Grijze haren

© Pixabay
Siel Verhanneman

Ze wonen allebei in Kortrijk en delen een liefde voor het goede leven en schrijven. Verder hebben onze twee columnisten weinig gemeen. Wekelijks geven ze hier een inkijkje in hun uiteenlopende levens. Deze week is dat Siel Verhanneman (33), auteur en dichter.

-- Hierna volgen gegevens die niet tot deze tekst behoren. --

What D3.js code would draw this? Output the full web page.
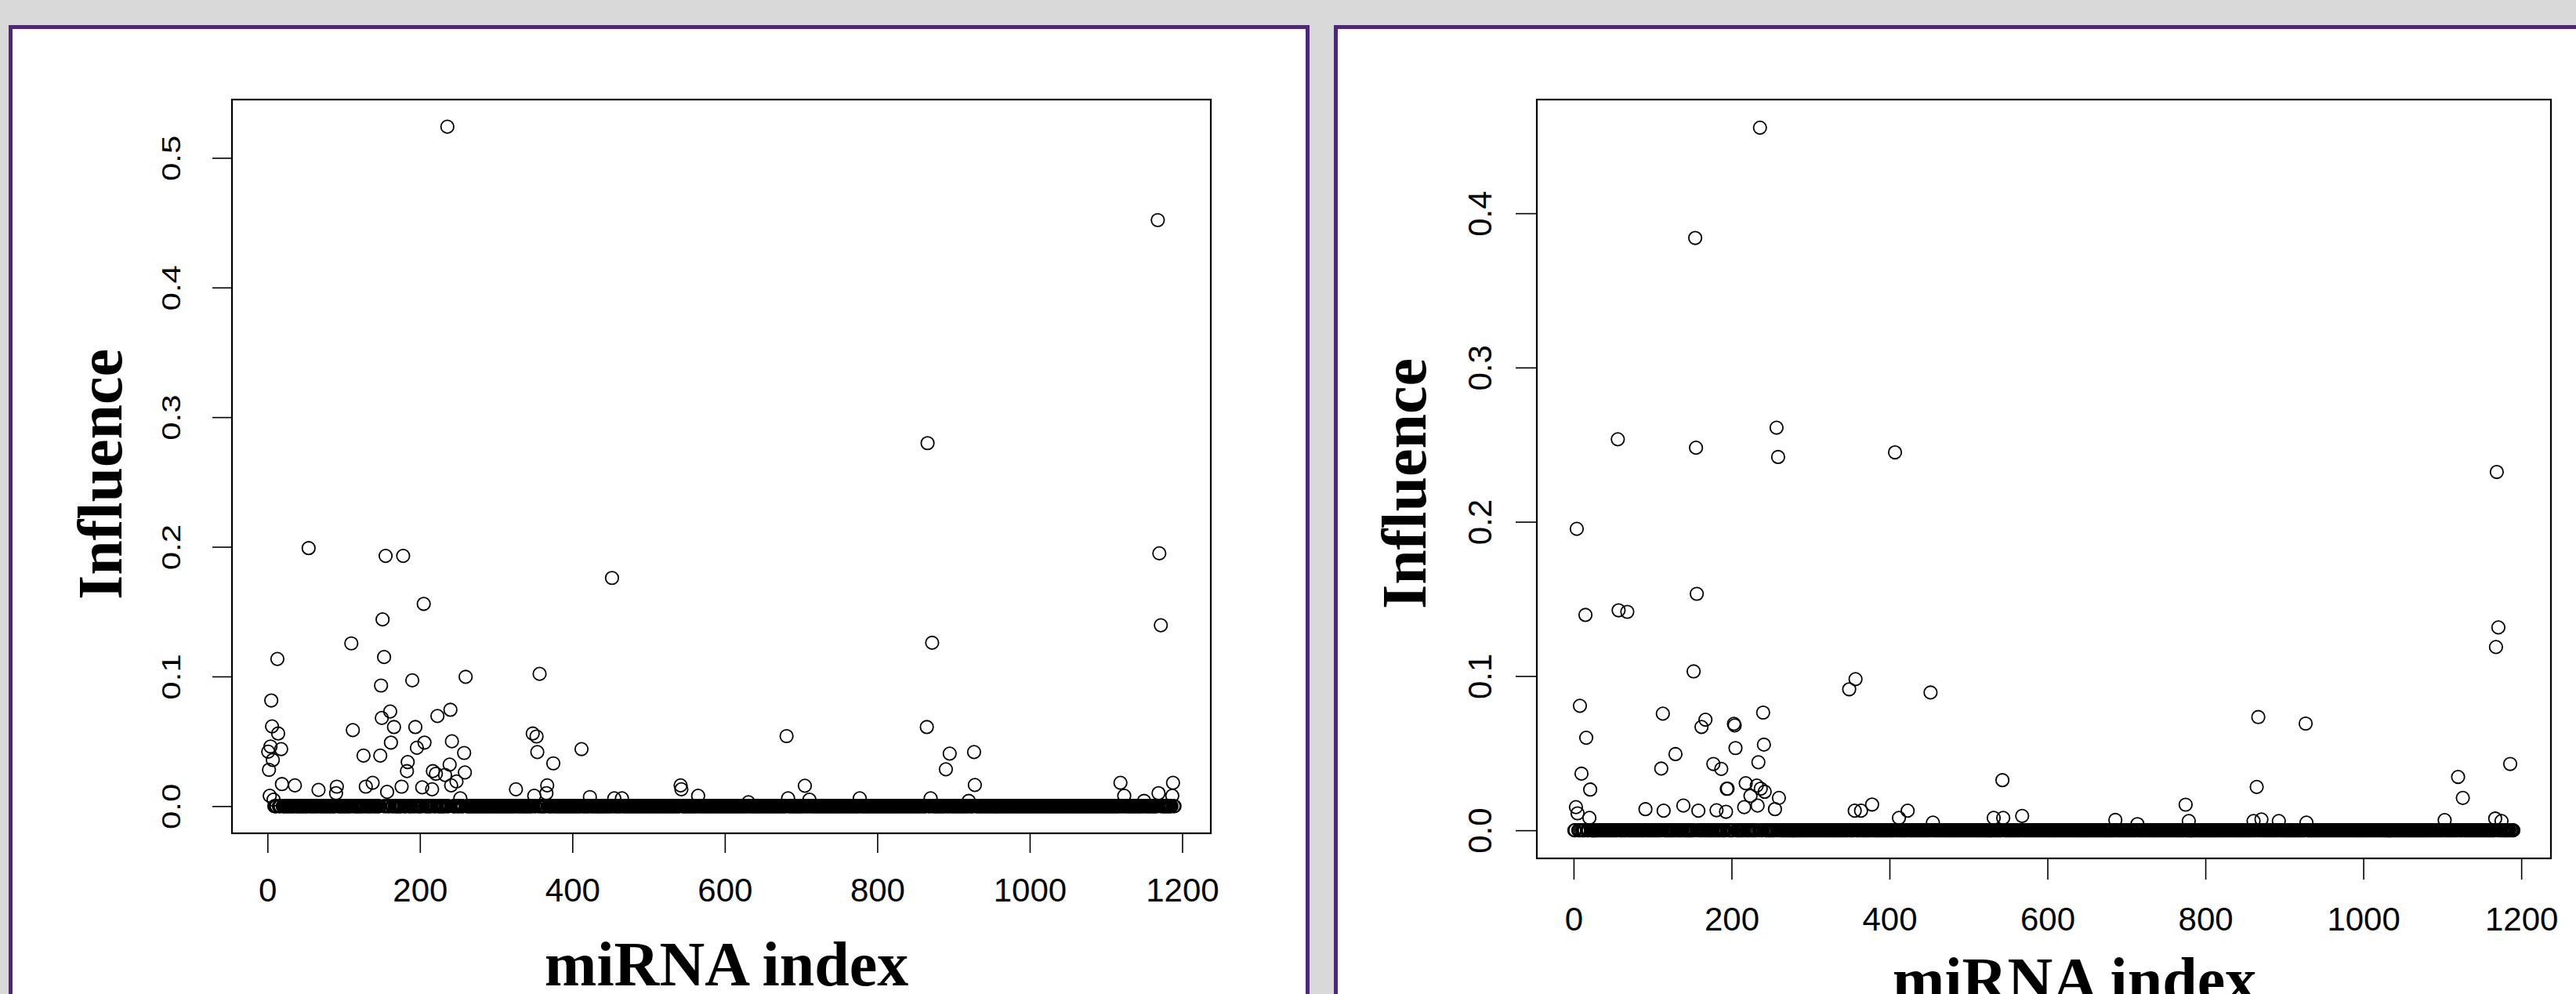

Met een korte ruk trek ik het haar net naast het grijze eruit. Mijn spiegelbeeld toont me dat ik ouder word. Dat eerste grijze haar lijkt op te lichten alsof het alle aandacht wil opeisen omdat het zo anders is dan de rest. Ik ontdek paniek in de ogen die naar me terugkijken. De angst om ouder te worden zat er bij mij altijd al in. Als kind omdat ik zo graag speelde, ik was al elf of twaalf toen ik voor het laatst een pop aan mijn collectie toevoegde. Ik verzon prinsessenkastelen op de schommel met glijbaan in de tuin en wandelde overal rond met een knuffelhond waarvoor ik een broeksriem als leiband gebruikte. Ouder worden stond voor mij gelijk aan een einde aan dat spel en dat stemde me verdrietig. Als tiener had ik het moeilijk om mee te draaien in de puberteit die er bij mij veel minder rebels uitzag en als twintiger stak ik maar al te vaak mijn kop in het zand wanneer het over volwassen zaken ging: ons eerste huis huren, sparen, een reis boeken. Toen ik 30 werd, ging ik op weekend met mijn lief, ik wou geen mensen zien en was in absolute ontkenning van dat nieuwe cijfer in mijn leeftijd. Nog slechts een aantal jaar en ik word veertig, vijftig…

“De angst om ouder te worden zat er bij mij altijd al in”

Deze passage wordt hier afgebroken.